Swerve's transformation isn't especially difficult. It's rated at Skill Level "3" on the back of the card. His arms are a little tricky and must be handled carefully. They act like the don't want to move, but they will if you get the side "doors" out of the way. The end result is a very capable-looking Autobot, and as with his car form, mostly red with a certain amount of black.

Articulation is not the greatest. His arms are quite movable, but the legs are not. While not as limited in motion as some of the original Generation One Transformers in this respect, Swerve's legs will move outward but not forward or back. He can bend a bit at the knees.

Ironically, Swerve's Mini-Con, Roadhandler, is actually better articulated at the legs than his larger friend. Roadhandler can move his legs and knees entirely properly. However, his is still a rather odd overall transformation, as the entire back of his vehicle form becomes a rather strange-looking weapon, that is actually attached to the small robot.

Still, overall, SWERVE is a cool Transformer. Plausible enough in automotive form to make him reasonably believable, and yet fancy and futuristic enough to make him a little more interesting than average, as well.
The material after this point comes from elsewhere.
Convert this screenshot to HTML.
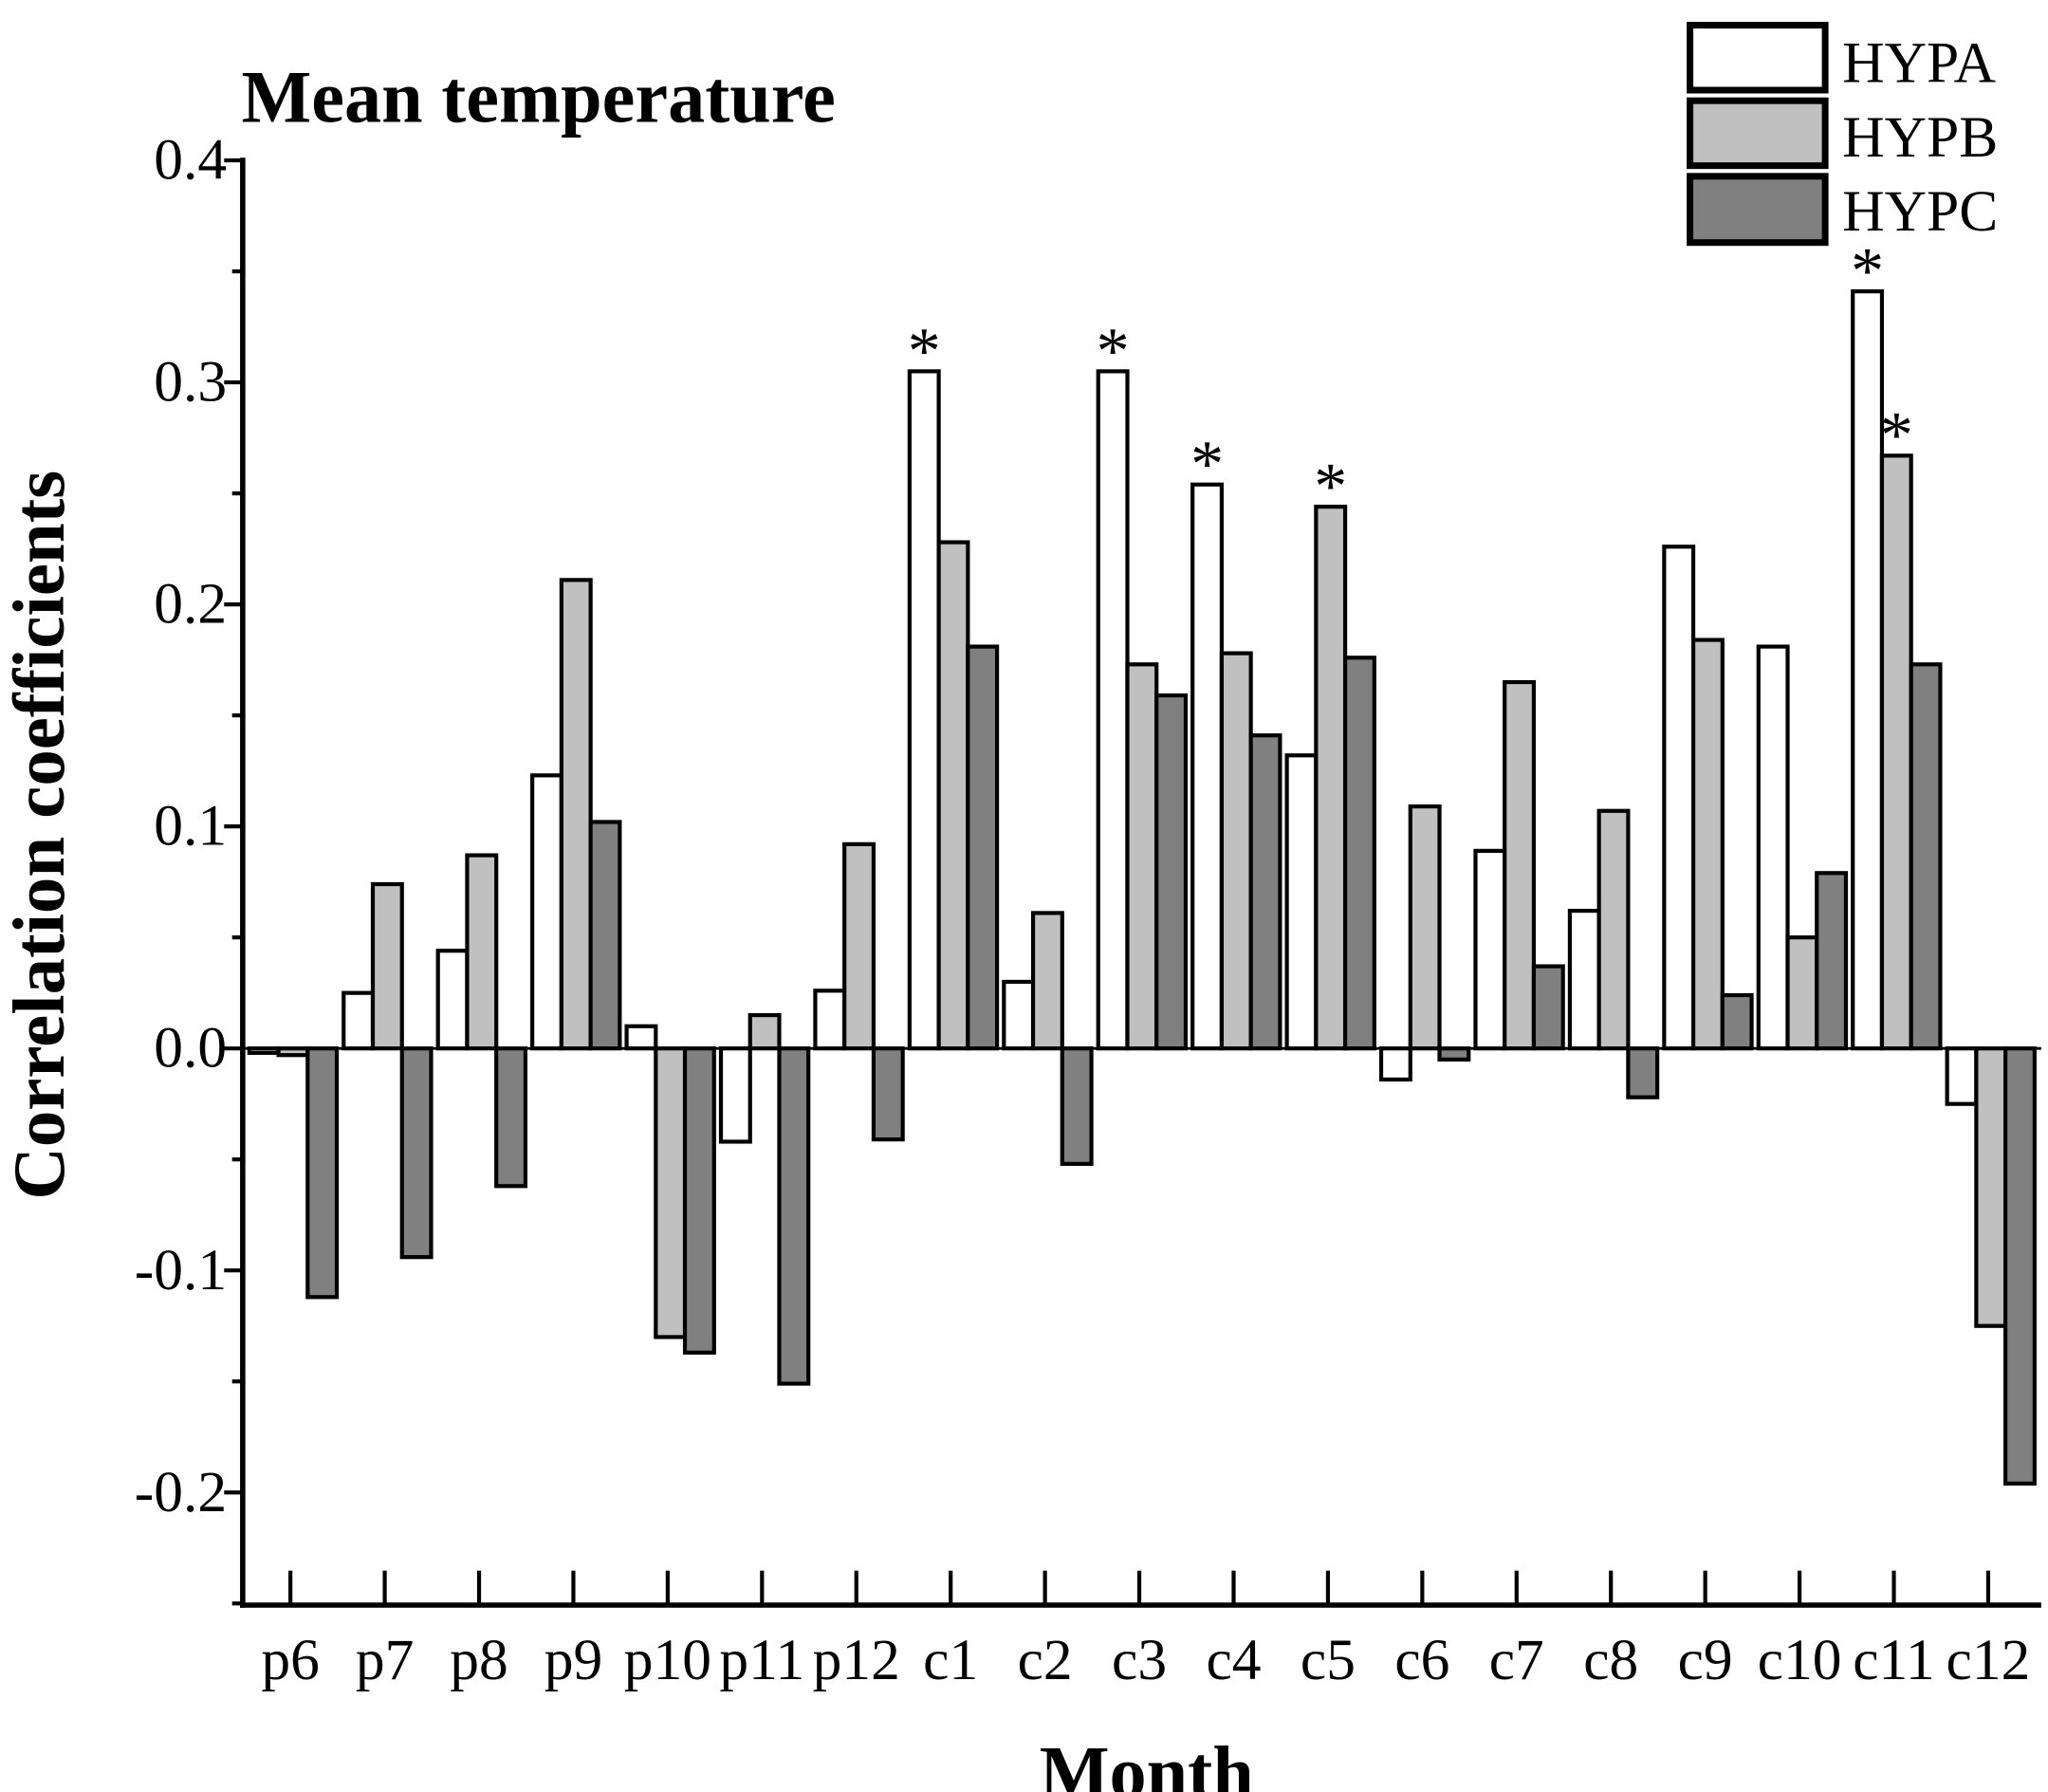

And this visit to Target was certainly the first time I'd seen him.

Swerve comes with Roadhandler, of course, as well as illustrated instructions, and a small Transformers Universe mini-poster, that is a very nicely-done illustration of some of the core "Universe" characters, and the flip side is a merchandise folder -- distinctly incomplete given the scope of the line these days.

If you're looking to add a good, basic, cool TRANSFORMER to your collection, you really can't go wrong with this new AUTOBOT from Transformers Universe. I definitely give my recommendation to SWERVE!